The Evergreen Branch

A gap between buildings on Hancock Street reveals the path of a train line that carried New Yorkers “By Rail to the Sea” in the 1880s.

On the fabric of every southwest-northeast street of the Bushwick grid, a subtle disjoint somewhere between Irving and Wyckoff Avenues marks the scar of a 19th-century railroad that once cut through the entire length of the neighborhood. This forgotten line originally carried passengers from the Greenpoint waterfront to Manhattan Beach, and for the following century supplied freight to Bushwick industries. Few residents would have reason to notice the Evergreen Branch from street level, but in satellite images a straight-arrow track through Bushwick still jumps out, traced by parking lots, scrapyards and mismatched modern buildings.

We followed the vanished right-of-way with filmmaker Francis Arpaia, walking from one old junction at the edge of Cemetery of the Evergreens to the other beside English Kills. Along the way we tried to recreate the traversal with a nod to one of cinema’s oldest camera tricks, the locomotive-mounted phantom ride. The narrow fault line has sprouted everything from (slightly radioactive) grassy lots and apartment buildings to a coal yard, a supermarket, a senior citizens center, a White Castle drive-thru, and a 9/11 memorial.

The Evergreen Branch began life in 1878 as a segment of the narrow-gauge New York and Manhattan Beach Railway, offering Manhattanites a service "By Rail to the Sea." This began with a short connection on the excursion steamer Sylvan Grove from 23rd Street to a terminal on Greenpoint’s Bushwick Inlet. (The Sylvan Grove later ended up plying a beach service in Cape Fear, North Carolina, where it lies on the bottom after burning and sinking in 1891.) From Greenpoint day trippers would speed on "double track, steel rails over entire road" to Manhattan Beach. Express trains made the entire 14.25-mile run with only one stop in East New York. Bushwick residents, however, could hop on the local service at stations on Varick, DeKalb, Myrtle and Cooper Avenues.

In 1885 this direct line became less necessary when the LIRR’s Long Island City service at Fresh Pond was linked up to the Bay Ridge Branch just below Cooper Avenue. The Greenpoint segment was dropped in 1886, and its right-of-way has all but vanished. Bushwick’s piece of the line remained, however, as the Evergreen Branch, running a passenger shuttle until 1894 before transitioning entirely to local freight service for the 20th century.

A 1920s map of freight consignees shows the industrial needs served by these rails. Though outdone by the thicket of industry lining the Bushwick Branch above Johnson Avenue, the Evergreen Branch served a string of customers like Marka Storage Battery Co., Inc., Englander Spring Bed Co., Rubel Coal & Ice Corp., and Master Bakers Purchasing Association. A gap between consignees in the neighborhood’s residential core foreshadows where eight blocks from Himrod Street to Starr Street would be removed from service – and the annoyance of a level crossing on every block – in 1939.

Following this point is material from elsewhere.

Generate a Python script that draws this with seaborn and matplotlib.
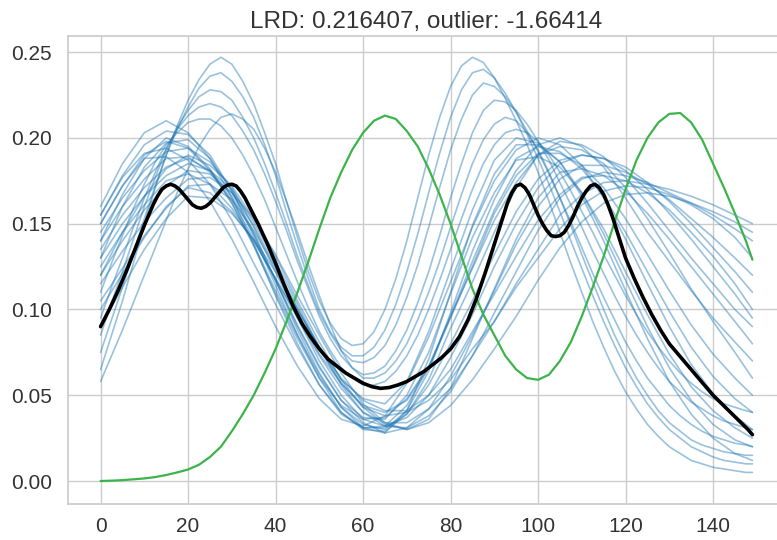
import pandas as pd
import seaborn as sns
import matplotlib.pyplot as plt

# x grids of the blue curves (the tall curves are read more finely)
XS_FINE = [i * 2.5 for i in range(60)] + [149]
XS = [0, 5, 10, 15, 20, 25, 30, 35, 40, 45, 50, 55, 60, 65, 70, 75,
      80, 85, 90, 95, 100, 105, 110, 115, 120, 125, 130, 135, 140, 145, 149]

# tall, narrow blue curves (peaks near 25 and 85)
TALL_CURVES = [
    [0.065, 0.085, 0.105, 0.127, 0.150, 0.171, 0.190, 0.207, 0.222, 0.234, 0.243, 0.247, 0.243, 0.233, 0.220, 0.203,
     0.185, 0.163, 0.142, 0.122, 0.105, 0.092, 0.083, 0.079, 0.080, 0.087, 0.100, 0.118, 0.140, 0.165, 0.190, 0.212,
     0.230, 0.242, 0.247, 0.244, 0.235, 0.223, 0.210, 0.196, 0.180, 0.163, 0.145, 0.127, 0.110, 0.093, 0.078, 0.064,
     0.052, 0.042, 0.033, 0.026, 0.020, 0.016, 0.012, 0.010, 0.008, 0.007, 0.006, 0.005, 0.005],
    [0.075, 0.094, 0.113, 0.133, 0.153, 0.172, 0.190, 0.205, 0.218, 0.229, 0.236, 0.238, 0.233, 0.224, 0.212, 0.196,
     0.178, 0.157, 0.137, 0.118, 0.100, 0.087, 0.078, 0.073, 0.073, 0.078, 0.088, 0.103, 0.122, 0.144, 0.168, 0.191,
     0.212, 0.228, 0.238, 0.240, 0.235, 0.226, 0.215, 0.202, 0.188, 0.173, 0.157, 0.140, 0.124, 0.108, 0.093, 0.079,
     0.066, 0.055, 0.045, 0.037, 0.030, 0.025, 0.020, 0.017, 0.014, 0.012, 0.011, 0.010, 0.010],
    [0.085, 0.104, 0.122, 0.141, 0.160, 0.177, 0.193, 0.206, 0.216, 0.224, 0.228, 0.227, 0.222, 0.212, 0.200, 0.185,
     0.168, 0.150, 0.131, 0.114, 0.098, 0.086, 0.076, 0.070, 0.069, 0.072, 0.079, 0.091, 0.107, 0.126, 0.148, 0.171,
     0.193, 0.211, 0.225, 0.232, 0.230, 0.224, 0.215, 0.204, 0.192, 0.179, 0.165, 0.151, 0.136, 0.121, 0.107, 0.094,
     0.081, 0.070, 0.060, 0.052, 0.044, 0.038, 0.033, 0.029, 0.026, 0.024, 0.022, 0.021, 0.020],
    [0.095, 0.113, 0.130, 0.148, 0.165, 0.180, 0.194, 0.205, 0.213, 0.218, 0.220, 0.218, 0.213, 0.204, 0.193, 0.179,
     0.163, 0.146, 0.128, 0.112, 0.096, 0.083, 0.073, 0.066, 0.062, 0.063, 0.067, 0.076, 0.088, 0.104, 0.122, 0.143,
     0.165, 0.185, 0.203, 0.216, 0.222, 0.221, 0.216, 0.208, 0.198, 0.187, 0.174, 0.161, 0.148, 0.134, 0.121, 0.108,
     0.096, 0.085, 0.075, 0.066, 0.058, 0.052, 0.046, 0.042, 0.038, 0.035, 0.033, 0.031, 0.030],
    [0.058, 0.073, 0.088, 0.104, 0.120, 0.136, 0.152, 0.168, 0.182, 0.195, 0.205, 0.212, 0.214, 0.211, 0.205, 0.194,
     0.180, 0.163, 0.145, 0.126, 0.108, 0.091, 0.076, 0.066, 0.060, 0.060, 0.063, 0.070, 0.080, 0.094, 0.110, 0.128,
     0.148, 0.167, 0.185, 0.199, 0.208, 0.212, 0.210, 0.203, 0.193, 0.180, 0.165, 0.149, 0.132, 0.116, 0.100, 0.085,
     0.072, 0.060, 0.050, 0.041, 0.034, 0.029, 0.024, 0.021, 0.019, 0.017, 0.016, 0.015, 0.015],
    [0.110, 0.127, 0.143, 0.159, 0.173, 0.186, 0.196, 0.203, 0.209, 0.211, 0.211, 0.207, 0.200, 0.190, 0.178, 0.164,
     0.148, 0.132, 0.116, 0.101, 0.087, 0.076, 0.066, 0.060, 0.056, 0.056, 0.058, 0.064, 0.073, 0.085, 0.100, 0.117,
     0.135, 0.153, 0.170, 0.185, 0.196, 0.203, 0.205, 0.203, 0.198, 0.190, 0.180, 0.169, 0.157, 0.145, 0.132, 0.120,
     0.108, 0.097, 0.087, 0.078, 0.070, 0.063, 0.057, 0.052, 0.048, 0.045, 0.043, 0.041, 0.040],
]

# broad blue curves (first peak 12-22, second peak 95-122)
BROAD_CURVES = [
    [0.160, 0.185, 0.203, 0.210, 0.203, 0.188, 0.165, 0.138, 0.108, 0.080, 0.056, 0.039, 0.031, 0.032, 0.044, 0.066,
     0.096, 0.128, 0.158, 0.181, 0.196, 0.200, 0.195, 0.183, 0.165, 0.145, 0.128, 0.111, 0.095, 0.081, 0.070],
    [0.155, 0.178, 0.196, 0.204, 0.202, 0.190, 0.169, 0.143, 0.114, 0.085, 0.060, 0.040, 0.030, 0.029, 0.039, 0.059,
     0.089, 0.116, 0.145, 0.171, 0.190, 0.198, 0.196, 0.189, 0.177, 0.162, 0.146, 0.130, 0.115, 0.100, 0.090],
    [0.150, 0.172, 0.190, 0.198, 0.194, 0.181, 0.162, 0.138, 0.111, 0.085, 0.062, 0.043, 0.033, 0.030, 0.041, 0.064,
     0.098, 0.134, 0.164, 0.188, 0.195, 0.192, 0.182, 0.166, 0.145, 0.122, 0.099, 0.078, 0.061, 0.048, 0.040],
    [0.145, 0.165, 0.181, 0.192, 0.194, 0.186, 0.171, 0.148, 0.122, 0.095, 0.070, 0.050, 0.036, 0.032, 0.037, 0.050,
     0.072, 0.097, 0.125, 0.150, 0.171, 0.185, 0.190, 0.188, 0.183, 0.174, 0.163, 0.150, 0.136, 0.122, 0.110],
    [0.140, 0.160, 0.176, 0.188, 0.189, 0.180, 0.164, 0.141, 0.117, 0.091, 0.067, 0.047, 0.034, 0.028, 0.031, 0.042,
     0.061, 0.085, 0.111, 0.138, 0.160, 0.176, 0.184, 0.184, 0.180, 0.173, 0.164, 0.153, 0.142, 0.130, 0.120],
    [0.135, 0.155, 0.171, 0.183, 0.188, 0.181, 0.166, 0.144, 0.117, 0.090, 0.066, 0.047, 0.037, 0.036, 0.050, 0.075,
     0.109, 0.142, 0.168, 0.187, 0.189, 0.183, 0.168, 0.147, 0.122, 0.097, 0.074, 0.055, 0.041, 0.031, 0.025],
    [0.130, 0.150, 0.166, 0.178, 0.185, 0.181, 0.170, 0.151, 0.128, 0.103, 0.078, 0.056, 0.040, 0.032, 0.031, 0.038,
     0.052, 0.073, 0.098, 0.122, 0.146, 0.165, 0.176, 0.180, 0.178, 0.174, 0.168, 0.162, 0.155, 0.147, 0.140],
    [0.125, 0.145, 0.161, 0.175, 0.179, 0.173, 0.159, 0.140, 0.118, 0.095, 0.073, 0.054, 0.040, 0.034, 0.034, 0.042,
     0.054, 0.073, 0.093, 0.115, 0.135, 0.155, 0.167, 0.174, 0.175, 0.173, 0.170, 0.166, 0.161, 0.155, 0.150],
    [0.120, 0.140, 0.158, 0.172, 0.181, 0.179, 0.168, 0.149, 0.125, 0.101, 0.077, 0.057, 0.044, 0.040, 0.047, 0.066,
     0.095, 0.125, 0.156, 0.178, 0.191, 0.191, 0.184, 0.171, 0.153, 0.132, 0.111, 0.091, 0.074, 0.060, 0.050],
    [0.115, 0.134, 0.151, 0.165, 0.176, 0.177, 0.168, 0.153, 0.132, 0.108, 0.085, 0.063, 0.045, 0.034, 0.030, 0.036,
     0.054, 0.083, 0.112, 0.141, 0.165, 0.180, 0.182, 0.178, 0.169, 0.156, 0.141, 0.125, 0.109, 0.093, 0.080],
    [0.105, 0.124, 0.143, 0.159, 0.172, 0.173, 0.164, 0.146, 0.124, 0.100, 0.078, 0.059, 0.048, 0.045, 0.058, 0.087,
     0.123, 0.158, 0.187, 0.200, 0.197, 0.186, 0.166, 0.140, 0.111, 0.083, 0.058, 0.039, 0.025, 0.016, 0.012],
    [0.100, 0.121, 0.142, 0.160, 0.171, 0.168, 0.157, 0.140, 0.118, 0.096, 0.074, 0.057, 0.043, 0.038, 0.040, 0.047,
     0.059, 0.077, 0.093, 0.113, 0.130, 0.147, 0.161, 0.169, 0.172, 0.171, 0.167, 0.161, 0.153, 0.142, 0.130],
    [0.150, 0.172, 0.188, 0.189, 0.180, 0.163, 0.141, 0.116, 0.090, 0.067, 0.048, 0.036, 0.032, 0.038, 0.057, 0.084,
     0.116, 0.148, 0.175, 0.193, 0.200, 0.196, 0.184, 0.165, 0.141, 0.115, 0.090, 0.068, 0.051, 0.038, 0.030],
    [0.140, 0.167, 0.188, 0.200, 0.195, 0.182, 0.162, 0.137, 0.109, 0.083, 0.060, 0.044, 0.036, 0.037, 0.048, 0.067,
     0.096, 0.124, 0.152, 0.174, 0.190, 0.195, 0.193, 0.185, 0.171, 0.153, 0.133, 0.112, 0.093, 0.075, 0.060],
    [0.090, 0.113, 0.135, 0.153, 0.166, 0.165, 0.156, 0.141, 0.122, 0.100, 0.078, 0.060, 0.047, 0.041, 0.041, 0.050,
     0.065, 0.087, 0.109, 0.131, 0.152, 0.167, 0.177, 0.178, 0.175, 0.168, 0.158, 0.145, 0.131, 0.115, 0.100],
    [0.155, 0.177, 0.191, 0.194, 0.187, 0.173, 0.152, 0.127, 0.103, 0.078, 0.056, 0.040, 0.031, 0.031, 0.039, 0.056,
     0.080, 0.105, 0.132, 0.157, 0.176, 0.187, 0.190, 0.188, 0.181, 0.170, 0.156, 0.141, 0.125, 0.109, 0.095],
    [0.130, 0.160, 0.183, 0.197, 0.199, 0.188, 0.169, 0.145, 0.117, 0.088, 0.063, 0.043, 0.031, 0.028, 0.041, 0.071,
     0.110, 0.149, 0.179, 0.196, 0.196, 0.186, 0.168, 0.144, 0.117, 0.090, 0.066, 0.047, 0.033, 0.024, 0.020],
    [0.120, 0.145, 0.166, 0.182, 0.190, 0.184, 0.172, 0.153, 0.131, 0.105, 0.081, 0.059, 0.043, 0.033, 0.030, 0.034,
     0.044, 0.059, 0.077, 0.096, 0.117, 0.136, 0.151, 0.162, 0.167, 0.168, 0.166, 0.162, 0.157, 0.151, 0.145],
]

# the outlier (green)
GREEN_X = [i * 2.5 for i in range(60)] + [149]
GREEN_Y = [0.000, 0.0002, 0.0005, 0.001, 0.0015, 0.0023, 0.0035, 0.005, 0.0067, 0.0095, 0.014, 0.020, 0.029,
           0.039, 0.050, 0.063, 0.077, 0.093, 0.110, 0.128, 0.147, 0.165, 0.180, 0.193, 0.203, 0.210, 0.213,
           0.211, 0.204, 0.195, 0.182, 0.167, 0.150, 0.131, 0.112, 0.097, 0.085, 0.073, 0.065, 0.060, 0.059,
           0.062, 0.070, 0.081, 0.096, 0.113, 0.131, 0.151, 0.170, 0.187, 0.200, 0.209, 0.214, 0.2145, 0.209,
           0.199, 0.185, 0.171, 0.156, 0.140, 0.129]

# black reference curve
BLACK_X = [0, 2, 4, 6, 8, 10, 12, 13, 14, 15, 16, 17, 18, 19, 20, 21, 22, 23, 24, 25, 26, 27, 28, 29, 30,
           31, 32, 33, 34, 35, 36, 38, 40, 42, 44, 46, 48, 50, 52, 54, 56, 58, 60, 62, 64, 66, 68, 70, 72,
           74, 76, 78, 80, 82, 84, 86, 88, 90, 91, 92, 93, 94, 95, 96, 97, 98, 99, 100, 101, 102, 103, 104,
           105, 106, 107, 108, 109, 110, 111, 112, 113, 114, 115, 116, 117, 118, 120, 122, 124, 126, 128,
           130, 132, 134, 136, 138, 140, 142, 144, 146, 148, 149]
BLACK_Y = [0.090, 0.100, 0.111, 0.123, 0.136, 0.149, 0.161, 0.166, 0.170, 0.172, 0.173, 0.172, 0.170, 0.167,
           0.164, 0.161, 0.1595, 0.159, 0.160, 0.162, 0.165, 0.168, 0.171, 0.1725, 0.173, 0.172, 0.169, 0.165,
           0.160, 0.155, 0.150, 0.139, 0.127, 0.114, 0.102, 0.092, 0.084, 0.077, 0.071, 0.067, 0.063, 0.060,
           0.057, 0.055, 0.054, 0.0545, 0.056, 0.058, 0.061, 0.064, 0.068, 0.072, 0.077, 0.084, 0.094, 0.107,
           0.122, 0.138, 0.146, 0.154, 0.162, 0.168, 0.172, 0.173, 0.171, 0.167, 0.161, 0.155, 0.150, 0.146,
           0.143, 0.1425, 0.143, 0.145, 0.149, 0.154, 0.160, 0.165, 0.169, 0.172, 0.173, 0.171, 0.167, 0.161,
           0.154, 0.146, 0.130, 0.118, 0.107, 0.097, 0.088, 0.080, 0.074, 0.068, 0.062, 0.056, 0.050, 0.045,
           0.040, 0.035, 0.030, 0.027]

TITLE = "LRD: 0.216407, outlier: -1.66414"

rows = []
curve_id = 0
for grid, curves in [(XS_FINE, TALL_CURVES), (XS, BROAD_CURVES)]:
    for curve in curves:
        assert len(curve) == len(grid), curve_id
        for x, y in zip(grid, curve):
            rows.append([curve_id, x, y])
        curve_id += 1
blue_df = pd.DataFrame(rows, columns=["curve", "x", "y"])
assert len(GREEN_X) == len(GREEN_Y) and len(BLACK_X) == len(BLACK_Y)

sns.set_theme(style="whitegrid")
plt.rcParams["font.family"] = ["Liberation Sans", "DejaVu Sans"]

fig = plt.figure(figsize=(7.77, 5.4), dpi=100)
ax = fig.add_axes([68 / 777, 36 / 540, (785 - 68) / 777, (504 - 36) / 540])

sns.lineplot(data=blue_df, x="x", y="y", units="curve", estimator=None,
             color="#1f77b4", alpha=0.45, lw=1.2, ax=ax, legend=False)
sns.lineplot(x=GREEN_X, y=GREEN_Y, color="#3cb44b", lw=1.6, ax=ax)
sns.lineplot(x=BLACK_X, y=BLACK_Y, color="black", lw=2.6, ax=ax)

ax.set_xlim(-7.45, 156.45)
ax.set_ylim(-0.0134, 0.2594)
ax.set_xticks(range(0, 141, 20))
yt = [0.0, 0.05, 0.10, 0.15, 0.20, 0.25]
ax.set_yticks(yt)
ax.set_yticklabels([f"{v:.2f}" for v in yt])
ax.set_xlabel("")
ax.set_ylabel("")
ax.tick_params(labelsize=15, length=0, labelcolor="#333333")
ax.tick_params(axis="y", pad=11.5)
ax.tick_params(axis="x", pad=9)
ax.set_title(TITLE, fontsize=17.5, color="#333333")

fig.savefig("out.png", dpi=100)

Other portions followed suit as road freight took over in subsequent decades, until the LIRR finally acquired and discontinued the last remnant of the line in 1984. The sole freight customer left to be inconvenienced was a lumber yard above Putnam Avenue, now the soon-to-expand footprint of the Wyckoff Food Bazaar.

The lowest stretch from Cooper to Eldert became something marked on maps (up to and including Google’s) as “Old Railroad Grade Alley,” though any actual alley is now divided up between fenced back lots and factory yards. The rest of its former right-of-way, aside from the odd piece of rail rising up through cracked pavement, is marked only by the uses that the neighborhood has made of the narrow gaps. Apartment site, scrapyard, parking lot, drive-thru, or memorial: the city reclaims its own.